İçinizde ki Kötüye Ne Zaman Dur Diyeceksiniz???...

Bitmedi, bitmiyor, bitmeyecek!!!
       Başımı nereye çevirsem şiddet!!!
       Toplumda ki en büyük sorunlar ''spor, kadın, cinsellik''!!!

       Kazan- kaybet psikolojisiyle yetişen erkeklerin egomanyaları yüzünden bu üç konuda sınav vermeye devam ediyoruz. 

       Öncelikle spor konusunda ki kazan-kaybet anlayışımıza hazır bir örnek vermek istiyorum. Geçtiğimiz hafta Yeni Malatya Spor için neler yazıldığını ve konuşulduğunu gördük ve duyduk. 

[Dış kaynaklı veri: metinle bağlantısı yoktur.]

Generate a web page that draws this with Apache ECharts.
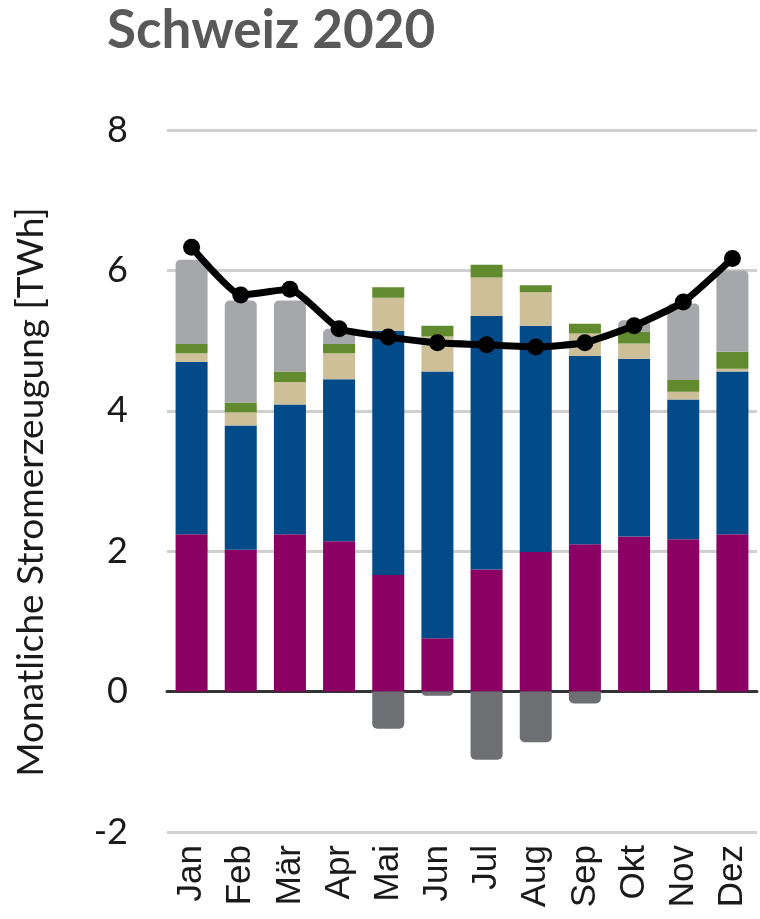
<!DOCTYPE html>
<html>
<head>
<meta charset="utf-8">
<script src="https://cdn.jsdelivr.net/npm/echarts@6/dist/echarts.min.js"></script>
<style>
  html, body { margin: 0; padding: 0; background: #fff; }
  #chart { width: 760px; height: 919px; }
</style>
</head>
<body>
<div id="chart"></div>
<script>
// Monatswerte in TWh
var months = ['Jan', 'Feb', 'Mär', 'Apr', 'Mai', 'Jun', 'Jul', 'Aug', 'Sep', 'Okt', 'Nov', 'Dez'];
var kernkraft = [2.24, 2.02, 2.24, 2.14, 1.66, 0.76, 1.74, 1.99, 2.10, 2.21, 2.17, 2.24];
var wasserkraft = [2.46, 1.77, 1.85, 2.31, 3.48, 3.80, 3.61, 3.22, 2.68, 2.53, 1.99, 2.32];
var solar = [0.12, 0.19, 0.32, 0.37, 0.47, 0.50, 0.55, 0.48, 0.32, 0.22, 0.11, 0.04];
var sonstige = [0.13, 0.14, 0.15, 0.13, 0.15, 0.15, 0.18, 0.10, 0.14, 0.17, 0.17, 0.24];
var importe = [1.20, 1.45, 1.01, 0.22, 0, 0, 0, 0, 0, 0.16, 1.09, 1.16];
var exporte = [0, 0, 0, 0, -0.53, -0.06, -0.97, -0.72, -0.17, 0, 0, 0];
var verbrauch = [6.33, 5.65, 5.73, 5.17, 5.05, 4.97, 4.94, 4.91, 4.97, 5.21, 5.55, 6.17];
var yTicks = [-2, 0, 2, 4, 6, 8];

var font = 'Lato, "Open Sans", sans-serif';

function bar(name, data, color, radius) {
  return {
    name: name,
    type: 'bar',
    stack: 'total',
    barWidth: 32,
    data: data,
    itemStyle: { color: color, borderRadius: radius || 0 },
    emphasis: { disabled: true }
  };
}

var myChart = echarts.init(document.getElementById('chart'));
myChart.setOption({
  animation: false,
  title: {
    text: 'Schweiz 2020',
    left: 102,
    top: -1,
    textStyle: { fontFamily: font, fontSize: 53, fontWeight: 'bold', color: '#595959' }
  },
  grid: { left: 167, right: 3, top: 130, bottom: 87 },
  xAxis: {
    type: 'category',
    data: months,
    axisTick: { show: false },
    axisLine: { onZero: true, lineStyle: { color: '#333', width: 3 } },
    axisLabel: {
      rotate: 90,
      margin: 13,
      fontFamily: '"Liberation Sans", Arial, sans-serif',
      fontSize: 35,
      color: '#1a1a1a'
    }
  },
  yAxis: {
    type: 'value',
    min: yTicks[0],
    max: yTicks[yTicks.length - 1],
    interval: 2,
    name: 'Monatliche Stromerzeugung [TWh]',
    nameLocation: 'middle',
    nameGap: 117,
    nameTextStyle: { fontFamily: font, fontSize: 37, color: '#1a1a1a', padding: [0, 22, 0, 0] },
    axisLabel: { margin: 39, fontFamily: font, fontSize: 36, color: '#1a1a1a' },
    axisLine: { show: false },
    axisTick: { show: false },
    splitLine: { lineStyle: { color: '#d0d0d0', width: 3 } }
  },
  series: [
    bar('Kernkraft', kernkraft, '#8b0062'),
    bar('Wasserkraft', wasserkraft, '#024a88'),
    bar('Solar', solar, '#cdbf97'),
    bar('Wind und Sonstige', sonstige, '#628a2f'),
    bar('Import', importe, '#a6a7ab', [5, 5, 0, 0]),
    bar('Export', exporte, '#6e6f73', [0, 0, 5, 5]),
    {
      name: 'Verbrauch',
      type: 'line',
      data: verbrauch,
      smooth: 0.15,
      symbol: 'circle',
      symbolSize: 17,
      lineStyle: { color: '#000', width: 7 },
      itemStyle: { color: '#000' },
      z: 10
    }
  ]
});
</script>
</body>
</html>
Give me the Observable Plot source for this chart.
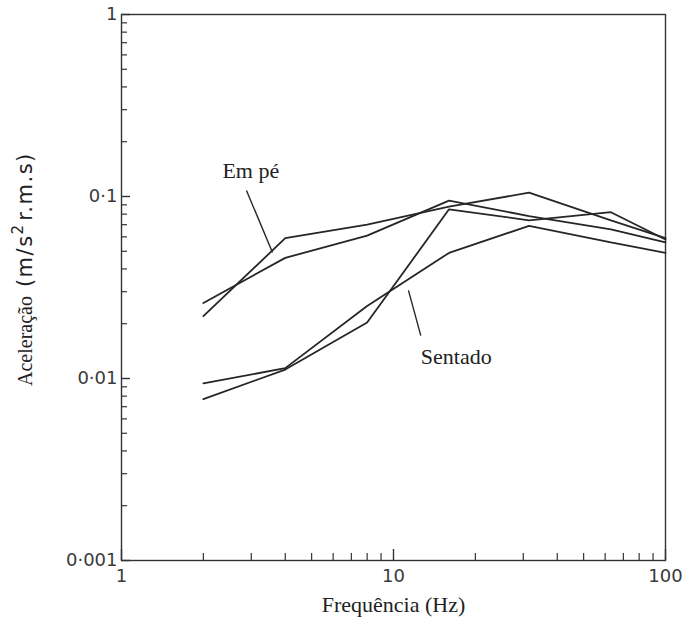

       Başarısız olmanın sebepleri ve sonuçları tartışılması gereken konuyken, günah keçisi ilan edilen ''Klüp başkanına'' yapılan çirkin saldırılara kadar uzadı. Ne aile hayatına ne de şahsına saygı duyulmadan yazıldı ve çizildi. Bu sadece bugün bu şehirde olan birşey değil maalesef Türkiye de sporun yaşadığı bir şiddet türü. 
      Ben bir spor yazarı değilim, bu işin mutfağını bilenler zaten yazıp çiziyorlar!

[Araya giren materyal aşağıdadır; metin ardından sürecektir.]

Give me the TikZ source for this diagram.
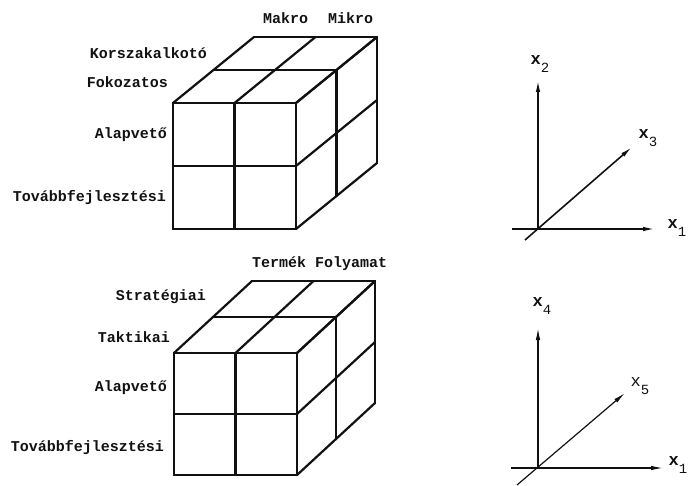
\documentclass[tikz,border=0pt]{standalone}
\usepackage{fontspec}
\setmonofont{Liberation Mono}
\usepackage{xcolor}
\definecolor{cInk}{HTML}{111111}
\usepackage{tikz}
\usetikzlibrary{positioning,arrows.meta,calc}
\newcommand{\axsub}[1]{\raisebox{-0.45em}{\mdseries\fontsize{14}{14}\selectfont #1}}
\tikzset{
  cube-line/.style={draw=cInk,line width=2.2pt,line cap=round,line join=round},
  axis-line/.style={draw=cInk,line width=1.6pt},
  axis-arrow/.style={-{Latex[length=12pt,width=4.5pt]},axis-line},
  node-label/.style={inner sep=0pt,text=cInk,
    font=\ttfamily\bfseries\fontsize{15}{18}\selectfont},
  node-axis/.style={inner sep=0pt,text=cInk,
    font=\ttfamily\bfseries\fontsize{17}{18}\selectfont},
}

\begin{document}
\begin{tikzpicture}[x=1pt,y=-1pt]
  \useasboundingbox (0,0) rectangle (688,486);

  % two 2x2x2 cubes: corner / width / height / depth
  \foreach \cx/\cy/\w/\h/\dx/\dy in {173/103/123/126/81/66,174/353/123/122/78/72}{
    \begin{scope}[shift={(\cx,\cy)}]
      \foreach \t in {0,0.5,1}{
        \draw[cube-line] (\t*\w,0) -- (\t*\w,\h);
        \draw[cube-line] (0,\t*\h) -- (\w,\t*\h);
        \draw[cube-line] (\t*\w,0) -- ++(\dx,-\dy);
        \draw[cube-line] (\t*\dx,-\t*\dy) -- ++(\w,0);
        \draw[cube-line] (\w,\t*\h) -- ++(\dx,-\dy);
        \draw[cube-line] (\w+\t*\dx,-\t*\dy) -- ++(0,\h);
      }
    \end{scope}
  }

  \node[node-label,anchor=west] (makro) at (263,18) {Makro};
  \node[node-label,anchor=west] (mikro) at (328,18) {Mikro};
  \node[node-label,anchor=east] (korszak) at (207,53) {Korszakalkotó};
  \node[node-label,anchor=east] (fokoz) at (168,82) {Fokozatos};
  \node[node-label,anchor=east] (alap-a) at (167,135) {Alapvető};
  \node[node-label,anchor=east] (tovabb-a) at (166,198) {Továbbfejlesztési};

  \node[node-label,anchor=west] (termek) at (252,264) {Termék Folyamat};
  \node[node-label,anchor=east] (strat) at (206,297) {Stratégiai};
  \node[node-label,anchor=east] (takt) at (170,337) {Taktikai};
  \node[node-label,anchor=east] (alap-b) at (167,388) {Alapvető};
  \node[node-label,anchor=east] (tovabb-b) at (164,448) {Továbbfejlesztési};

  % upper axes
  \coordinate (o-a) at (538,229);
  \coordinate (x2-tip) at (538,80);
  \coordinate (x1a-from) at (512,229);
  \coordinate (x1a-tip) at (655,229);
  \coordinate (x3-from) at (525,240);
  \coordinate (x3-tip) at (632,147);
  \draw[axis-arrow] (o-a) -- (x2-tip);
  \draw[axis-arrow] (x1a-from) -- (x1a-tip);
  \draw[axis-arrow] (x3-from) -- (x3-tip);
  \node[node-axis] (lbl-x2) at (540,64) {x\axsub{2}};
  \node[node-axis] (lbl-x3) at (648,138) {x\axsub{3}};
  \node[node-axis] (lbl-x1a) at (677,228) {x\axsub{1}};

  % lower axes
  \coordinate (o-b) at (538,468);
  \coordinate (x4-tip) at (538,328);
  \coordinate (x1b-from) at (511,468);
  \coordinate (x1b-tip) at (663,468);
  \coordinate (x5-from) at (517,485);
  \coordinate (x5-tip) at (625,393);
  \draw[axis-arrow,line width=1.2pt] (o-b) -- (x4-tip);
  \draw[axis-arrow,line width=1.2pt] (x1b-from) -- (x1b-tip);
  \draw[axis-arrow,line width=1.2pt] (x5-from) -- (x5-tip);
  \node[node-axis] (lbl-x4) at (542,306) {x\axsub{4}};
  \node[node-axis,font=\ttfamily\fontsize{17}{18}\selectfont] (lbl-x5) at (640,386) {x\axsub{5}};
  \node[node-axis] (lbl-x1b) at (678,465) {x\axsub{1}};
\end{tikzpicture}
\end{document}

      ''Doğruyu yanlışı, eksiği hatayı elbette ki uslübunca yazıp anlatacaklardır.''
      Ben bu işin ''insani ve ahlaki'' boyutunu kaleme alarak, şiddet konusunda giderek boyut atlatan halimizi gözler önüne sermek istedim. 
       Zaten bu toplumda bizi ileriye taşıyacak, daha çağdaş hale getirecek ne varsa hepsi bir şiddet mağduru değil mi?

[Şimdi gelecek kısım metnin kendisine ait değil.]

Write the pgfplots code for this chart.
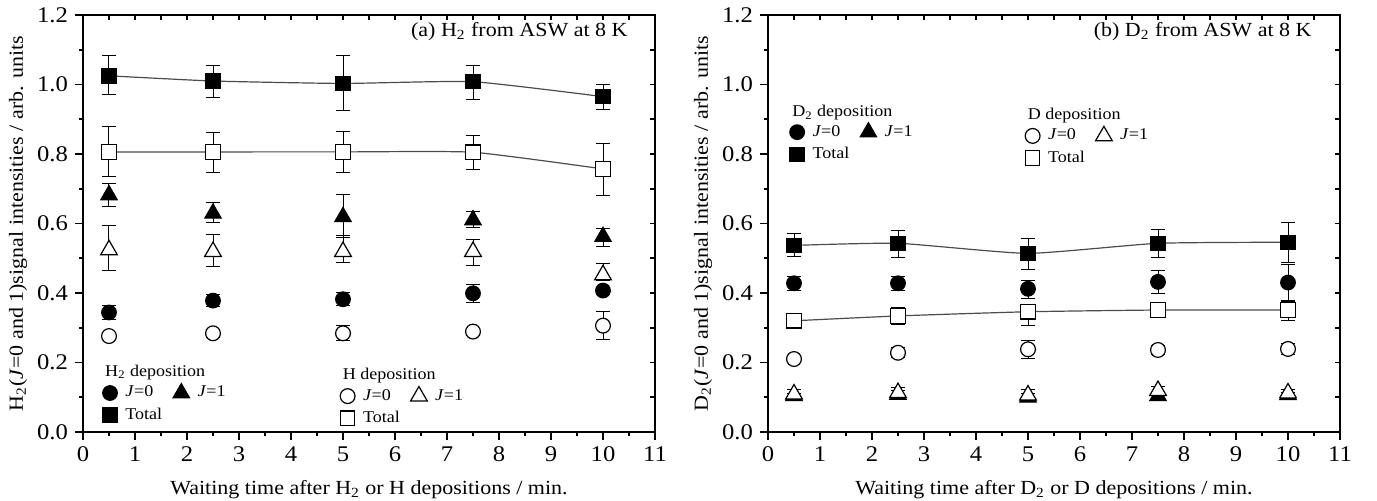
\documentclass[border=0pt]{standalone}
\usepackage{fontspec}
\setmainfont{Liberation Serif}[FakeStretch=1.1]
\usepackage{pgfplots}
\usepackage{pgfplotstable}
\pgfplotsset{compat=1.18}

% ---------- panel (a) ----------
\pgfplotstableread{
x y ep em
0.5 1.025 0.057 0.053
2.5 1.010 0.045 0.046
5 1.003 0.079 0.078
7.5 1.008 0.048 0.050
10 0.965 0.035 0.036
}\AtotF
\pgfplotstableread{
x y ep em
0.5 0.806 0.072 0.072
2.5 0.806 0.056 0.060
5 0.806 0.059 0.059
7.5 0.805 0.049 0.049
10 0.757 0.074 0.077
}\AtotO
\pgfplotstableread{
x y ep em
0.5 0.682 0.034 0.032
2.5 0.629 0.030 0.026
5 0.619 0.063 0.059
7.5 0.610 0.024 0.022
10 0.562 0.023 0.027
}\AoneF
\pgfplotstableread{
x y ep em
0.5 0.524 0.070 0.059
2.5 0.519 0.050 0.044
5 0.519 0.046 0.031
7.5 0.519 0.035 0.041
10 0.452 0.033 0.017
}\AoneO
\pgfplotstableread{
x y ep em
0.5 0.344 0.021 0.020
2.5 0.378 0.017 0.016
5 0.382 0.019 0.019
7.5 0.399 0.026 0.026
10 0.407 0.010 0.010
}\AzeroF
\pgfplotstableread{
x y ep em
0.5 0.276 0.010 0.010
2.5 0.284 0.012 0.012
5 0.284 0.022 0.021
7.5 0.289 0.010 0.010
10 0.306 0.041 0.039
}\AzeroO

% ---------- panel (b) ----------
\pgfplotstableread{
x y ep em
0.5 0.537 0.033 0.032
2.5 0.543 0.038 0.041
5 0.514 0.043 0.045
7.5 0.543 0.040 0.042
10 0.546 0.057 0.059
}\BtotF
\pgfplotstableread{
x y ep em
0.5 0.428 0.020 0.020
2.5 0.428 0.020 0.020
5 0.412 0.025 0.028
7.5 0.432 0.032 0.033
10 0.430 0.051 0.055
}\BzeroF
\pgfplotstableread{
x y ep em
0.5 0.320 0.010 0.010
2.5 0.334 0.025 0.024
5 0.346 0.019 0.040
7.5 0.351 0.012 0.012
10 0.351 0.027 0.031
}\BtotO
\pgfplotstableread{
x y ep em
0.5 0.210 0.010 0.010
2.5 0.228 0.015 0.015
5 0.238 0.024 0.026
7.5 0.236 0.012 0.012
10 0.239 0.017 0.017
}\BzeroO
\pgfplotstableread{
x y ep em
0.5 0.104 0.008 0.008
2.5 0.108 0.010 0.010
5 0.100 0.010 0.010
7.5 0.104 0.008 0.008
10 0.107 0.008 0.008
}\BoneF
\pgfplotstableread{
x y ep em
0.5 0.109 0.012 0.010
2.5 0.113 0.015 0.015
5 0.106 0.016 0.016
7.5 0.119 0.012 0.012
10 0.112 0.010 0.010
}\BoneO

\pgfplotsset{
  base/.style={
    scale only axis, width=286pt, height=208.5pt,
    xmin=0, xmax=11, ymin=0, ymax=1.2,
    xtick={0,1,2,3,4,5,6,7,8,9,10,11},
    ytick={0,0.2,0.4,0.6,0.8,1.0,1.2},
    minor x tick num=1, minor y tick num=1,
    axis line style={line width=1pt},
    tick style={line width=0.9pt, black},
  },
  leg/.style={
    legend columns=2, legend cell align=left,
    legend style={draw=none, fill=none, inner sep=0pt,
      font=\fontsize{8.2}{9}\selectfont, row sep=2pt,
      nodes={inner sep=1pt},
      /tikz/column 2/.style={column sep=0pt}},
  },
  main/.style={base,
    xtick pos=left, ytick pos=left, tick align=outside,
    major tick length=4pt, minor tick length=2pt,
    tick label style={font=\fontsize{11.2}{12}\selectfont},
    /pgf/number format/assume math mode=true,
    yticklabel style={/pgf/number format/fixed, /pgf/number format/fixed zerofill, /pgf/number format/precision=1},
    label style={font=\fontsize{12.5}{13}\selectfont},
    every axis y label/.style={at={(rel axis cs:0,0.5)}, xshift=-32.5pt, rotate=90, anchor=center},
    every axis x label/.style={at={(rel axis cs:0.5,0)}, yshift=-29pt, anchor=center},
    leg,
  },
  over/.style={base,
    xtick pos=right, ytick pos=right, tick align=inside,
    major tick length=2.5pt, minor tick length=2.5pt,
    xticklabels={}, yticklabels={},
    leg,
  },
  eb/.style={error bars/y dir=both, error bars/y explicit,
    error bars/error bar style={line width=0.5pt, black},
    error bars/error mark options={rotate=90, line width=0.5pt, black, mark size=3.6pt}},
  caps/.style={only marks, mark=*, mark size=0pt, mark options={draw opacity=0, fill opacity=0},
    error bars/y dir=both, error bars/y explicit,
    error bars/error bar style={draw opacity=0},
    error bars/error mark options={rotate=90, draw=black, draw opacity=1, fill opacity=0, line width=0.5pt, mark size=3.6pt}},
  fsq/.style={only marks, mark=square*, mark size=3.6pt, mark options={fill=black, draw=black, line width=0.5pt}},
  osq/.style={only marks, mark=square*, mark size=3.6pt, mark options={fill=white, draw=black, line width=0.6pt}},
  fci/.style={only marks, mark=*, mark size=3.7pt, mark options={fill=black, draw=black, line width=0.5pt}},
  oci/.style={only marks, mark=*, mark size=3.7pt, mark options={fill=white, draw=black, line width=0.6pt}},
  ftr/.style={only marks, mark=triangle*, mark size=4.8pt, mark options={fill=black, draw=black, line width=0.5pt}},
  otr/.style={only marks, mark=triangle*, mark size=4.8pt, mark options={fill=white, draw=black, line width=0.6pt}},
  conn/.style={no marks, smooth, tension=0.3, black!70, line width=0.6pt},
}

\begin{document}
\begin{tikzpicture}
\useasboundingbox (0,0) rectangle (688.5pt,250.5pt);

% ================= (a) =================
\begin{axis}[main, at={(41.5pt,34.5pt)}, anchor=south west,
  xlabel={Waiting time after H\textsubscript{2} or H depositions / min.},
  ylabel={H\textsubscript{2}(\textit{J}=0 and 1)signal intensities / arb. units},
  legend style={at={(axis description cs:0.0336,0.1175)}, anchor=north west}]
\addplot[conn, forget plot] table[x=x,y=y] {\AtotF};
\addplot[conn, forget plot] table[x=x,y=y] {\AtotO};
\addplot[oci, eb, forget plot] table[x=x,y=y,y error plus=ep,y error minus=em] {\AzeroO};
\addplot[caps, forget plot] table[x=x,y=y,y error plus=ep,y error minus=em] {\AzeroO};
\addplot[otr, eb, forget plot] table[x=x,y=y,y error plus=ep,y error minus=em] {\AoneO};
\addplot[fci, eb, forget plot] table[x=x,y=y,y error plus=ep,y error minus=em] {\AzeroF};
\addplot[ftr, eb, forget plot] table[x=x,y=y,y error plus=ep,y error minus=em] {\AoneF};
\addplot[osq, eb, forget plot] table[x=x,y=y,y error plus=ep,y error minus=em] {\AtotO};
\addplot[fsq, eb, forget plot] table[x=x,y=y,y error plus=ep,y error minus=em] {\AtotF};
\addlegendimage{fci}\addlegendentry{\hspace{3pt}\textit{J}=0}
\addlegendimage{ftr}\addlegendentry{\hspace{3pt}\textit{J}=1}
\addlegendimage{fsq}\addlegendentry{\hspace{3pt}Total}
\addlegendimage{empty legend}\addlegendentry{}
\node[anchor=west, inner sep=0pt, font=\fontsize{8.2}{9}\selectfont] at (axis cs:0.42,0.170) {H\textsubscript{2} deposition};
\node[anchor=west, inner sep=0pt, font=\fontsize{8.2}{9}\selectfont] at (axis cs:4.99,0.161) {H deposition};
\node[anchor=base east, inner sep=0pt, font=\fontsize{10}{12}\selectfont] at (axis cs:10.48,1.137) {(a) H\textsubscript{2} from ASW at 8 K};
\end{axis}
\begin{axis}[over, at={(41.5pt,34.5pt)}, anchor=south west,
  legend style={at={(axis description cs:0.449,0.110)}, anchor=north west}]
\addlegendimage{oci}\addlegendentry{\hspace{3pt}\textit{J}=0}
\addlegendimage{otr}\addlegendentry{\hspace{3pt}\textit{J}=1}
\addlegendimage{osq}\addlegendentry{\hspace{3pt}Total}
\addlegendimage{empty legend}\addlegendentry{}
\end{axis}

% ================= (b) =================
\begin{axis}[main, at={(384pt,34.5pt)}, anchor=south west,
  xlabel={Waiting time after D\textsubscript{2} or D depositions / min.},
  ylabel={D\textsubscript{2}(\textit{J}=0 and 1)signal intensities / arb. units},
  legend style={at={(axis description cs:0.0373,0.743)}, anchor=north west}]
\addplot[conn, forget plot] table[x=x,y=y] {\BtotF};
\addplot[conn, forget plot] table[x=x,y=y] {\BtotO};
\addplot[ftr, eb, forget plot] table[x=x,y=y,y error plus=ep,y error minus=em] {\BoneF};
\addplot[otr, eb, forget plot] table[x=x,y=y,y error plus=ep,y error minus=em] {\BoneO};
\addplot[oci, eb, forget plot] table[x=x,y=y,y error plus=ep,y error minus=em] {\BzeroO};
\addplot[caps, forget plot] table[x=x,y=y,y error plus=ep,y error minus=em] {\BzeroO};
\addplot[osq, eb, forget plot] table[x=x,y=y,y error plus=ep,y error minus=em] {\BtotO};
\addplot[caps, forget plot] table[x=x,y=y,y error plus=ep,y error minus=em] {\BtotO};
\addplot[fci, eb, forget plot] table[x=x,y=y,y error plus=ep,y error minus=em] {\BzeroF};
\addplot[fsq, eb, forget plot] table[x=x,y=y,y error plus=ep,y error minus=em] {\BtotF};
\addlegendimage{fci}\addlegendentry{\hspace{3pt}\textit{J}=0}
\addlegendimage{ftr}\addlegendentry{\hspace{3pt}\textit{J}=1}
\addlegendimage{fsq}\addlegendentry{\hspace{3pt}Total}
\addlegendimage{empty legend}\addlegendentry{}
\node[anchor=west, inner sep=0pt, font=\fontsize{8.2}{9}\selectfont] at (axis cs:0.46,0.918) {D\textsubscript{2} deposition};
\node[anchor=west, inner sep=0pt, font=\fontsize{8.2}{9}\selectfont] at (axis cs:4.99,0.912) {D deposition};
\node[anchor=base east, inner sep=0pt, font=\fontsize{10}{12}\selectfont] at (axis cs:10.46,1.137) {(b) D\textsubscript{2} from ASW at 8 K};
\end{axis}
\begin{axis}[over, at={(384pt,34.5pt)}, anchor=south west,
  legend style={at={(axis description cs:0.449,0.734)}, anchor=north west}]
\addlegendimage{oci}\addlegendentry{\hspace{3pt}\textit{J}=0}
\addlegendimage{otr}\addlegendentry{\hspace{3pt}\textit{J}=1}
\addlegendimage{osq}\addlegendentry{\hspace{3pt}Total}
\addlegendimage{empty legend}\addlegendentry{}
\end{axis}
\end{tikzpicture}
\end{document}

       Başta da yazdığım gibi ''spor, kadın ve bazen de sanat''!
       Aynı ahlak anlayışını ''kadına şiddet'' konusunda da sürdüren kazan-kaybet stratejisi maalesef geçtiğimiz günlerde bize bir kadınımızı daha canice kaybettirdi.
       ''Pınar Gültekin'' bir erkeğin istek ve beklentilerine cevap vermediği için katledildi. O bu uğurda canını vermişken bazıları da hala utanıp sıkılmadan onun yaşam şekilini, giyinişini tartıştı.
  
        İçinizde ki kötüye ne zaman dur diyeceksiniz bilmiyorum ama, benim erkek çocuğu yetiştirdiği için kendini üstün sayan anne ve babalara diyeceklerim var!
        
       ''İnsan yetiştirin, erkek değil''!
      
       Sizler geleceğinizin ve geleceğimizin en büyük yatırımcısısınız. Artık bilinçlenin!!
       Erkek çocuğu büyütmek bir ayrım  ya da üstünlük değildir.
      
       Kiminiz hoşlanmaz kalemimden, kiminiz alkışlar bilemem. 
       Doğruları yazmama engel değil, çünkü bedelini hepimiz ödüyoruz. 
       Sustuğumuz ve sindirildiğimiz için hergün bir canımızı kurban veriyoruz.
       Bir kadın olarak şahsım da bu konuda mağduriyeti zaman zaman yaşıyorum!!!

       Soruyorum size;
       Kadının şiddet görmediği bir yaşam alanı var mı?
       Evde, işte, sokakta ve hatta trafikte bile!!!
   
       İş yerinde mobbing,
       Trafikte hız ya da sollama adı altında sıkıştırma çabası,
       Evde psikolojik ya da fiziksel şiddet.
    
       Başta da dediğim gibi bunları toplumda hergün yaşayan ve yaşamak zorunda olan kadınlarımız var!
       Toplumda var olmaya çalışan kadınların uğradığı şiddet hiçte azımsanacak nitelikte değil, hatta bir çok kadın bunlara alıştırıldığı için bir şiddete maruz kaldığının farkın da bile değil.
        Bu yüzden bilinçlen ve  susma kadın, susma ki sıra sana da gelmesin!!!
        Ve şunu iyi bil ki; bir erkek evladı yetiştirmek değil, bir insan yetiştirmekle mükellefsin!
        Bu bizim bir kadın değil, bir insan olarak bu topluma karşı bir sorumluluğumuz ve artık zorunluluğumuzdur!!!